I know that time is passing, but the true significance of what this means remains elusive.

Growing up, there’s a sense of permanence that tends to surround our parents. They’re consistent individuals and we always know where to find them. They’re figures of stability with simple wants and predictable habits, unlike us who are restless and temperamental until we figure out who we are.

My parents have always spoken candidly about, “When we’re not around anymore …” It comes up randomly at dinner conversations, and it’s banter that has made me think at various points that death can’t be real.

Even now, as I look at my Dad’s greying hair and wonder how much time it’s taken me to notice it, I know that time is passing, but the true significance of what this means remains elusive.

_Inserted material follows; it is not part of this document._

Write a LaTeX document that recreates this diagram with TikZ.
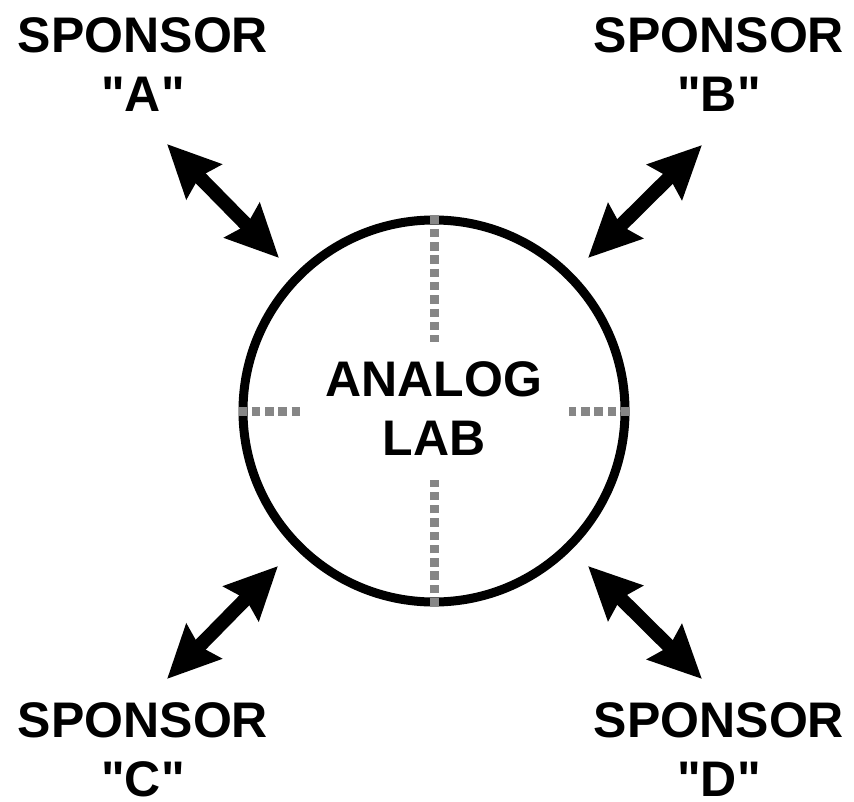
\documentclass[tikz,border=0pt]{standalone}
\usepackage{fontspec}
\setmainfont{Liberation Sans}
\usetikzlibrary{arrows.meta}

\tikzset{
  label text/.style={font=\bfseries\fontsize{50}{59}\selectfont, align=center,
    inner sep=0pt, text depth=0pt, anchor=south},
  link/.style={line width=14pt, black,
    {Stealth[length=52pt, width=48pt, inset=6pt]}-{Stealth[length=52pt, width=48pt, inset=6pt]}},
  quarter/.style={draw=gray!95!white, line width=9pt, dash pattern=on 8.5pt off 4.8pt},
  ring/.style={circle, draw=black, line width=9pt, minimum size=382pt, inner sep=0pt}
}

\begin{document}
\begin{tikzpicture}[x=1pt, y=-1pt]
  \useasboundingbox (0,0) rectangle (854,802);

  % central lab
  \node[ring] (lab) at (434,411) {};
  \node[label text] (labtext) at (434,456) {ANALOG\\LAB};

  % quadrant markers
  \draw[quarter] (lab.north) -- ++(0,126);
  \draw[quarter] (lab.south) -- ++(0,-127);
  \draw[quarter] (lab.west) -- ++(61,0);
  \draw[quarter] (lab.east) -- ++(-61,0);

  % sponsors
  \node[label text] (spa) at (143,112) {SPONSOR\\\textquotedbl A\textquotedbl};
  \node[label text] (spb) at (719,112) {SPONSOR\\\textquotedbl B\textquotedbl};
  \node[label text] (spc) at (143,797) {SPONSOR\\\textquotedbl C\textquotedbl};
  \node[label text] (spd) at (719,797) {SPONSOR\\\textquotedbl D\textquotedbl};

  % arrow ends
  \coordinate (a1) at (167,144);
  \coordinate (a2) at (279,258);
  \coordinate (b1) at (702,145);
  \coordinate (b2) at (588,258);
  \coordinate (c1) at (167,679);
  \coordinate (c2) at (278,566);
  \coordinate (d1) at (702,679);
  \coordinate (d2) at (588,566);

  \draw[link] (a1) -- (a2);
  \draw[link] (b1) -- (b2);
  \draw[link] (c1) -- (c2);
  \draw[link] (d1) -- (d2);
\end{tikzpicture}
\end{document}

In the film Like Someone in Love, a young Japanese girl’s grandmother travels to Tokyo to visit her. But because she’s caught up with school and work, the girl leaves her grandmother stranded at the train station where they had agreed to meet. Her grandmother leaves voicemail after voicemail, lost and confused, having never set foot outside of the village she grew up in.

When the girl eventually climbs into a taxi to go meet a client for work, she tells the driver to take a longer route so that they can loop around the train station. She catches sight of her grandmother, and sees the old lady still sitting at their agreed meeting place. It’s now evening, it’s snowing, and as she replays her grandmother’s voicemails, she watches the old lady looking around hopelessly.

As tears roll down her face, the taxi glides away. Just like that, the moment is over.

This girl is all of us. There's always a moment when we know we can do something differently.
Then the moment comes.
And it's too late.

It’s a painful reflection of how cruel and helpless we can be when faced with the demands of our own lives and those of distant family members. It doesn’t mean we don’t love them. It just means that growing up is messy, there are frequent distractions, and we aren’t always able to do what’s right.

So even as I think about my Dad’s greying hair, I’m not sure what I’m supposed to do. Is there a series of sensible life changes I can make to somehow slow the passing of time? Or should I just be home for dinner more often?

Perhaps when all of my Dad’s hair has turned white, I’ll have the answers.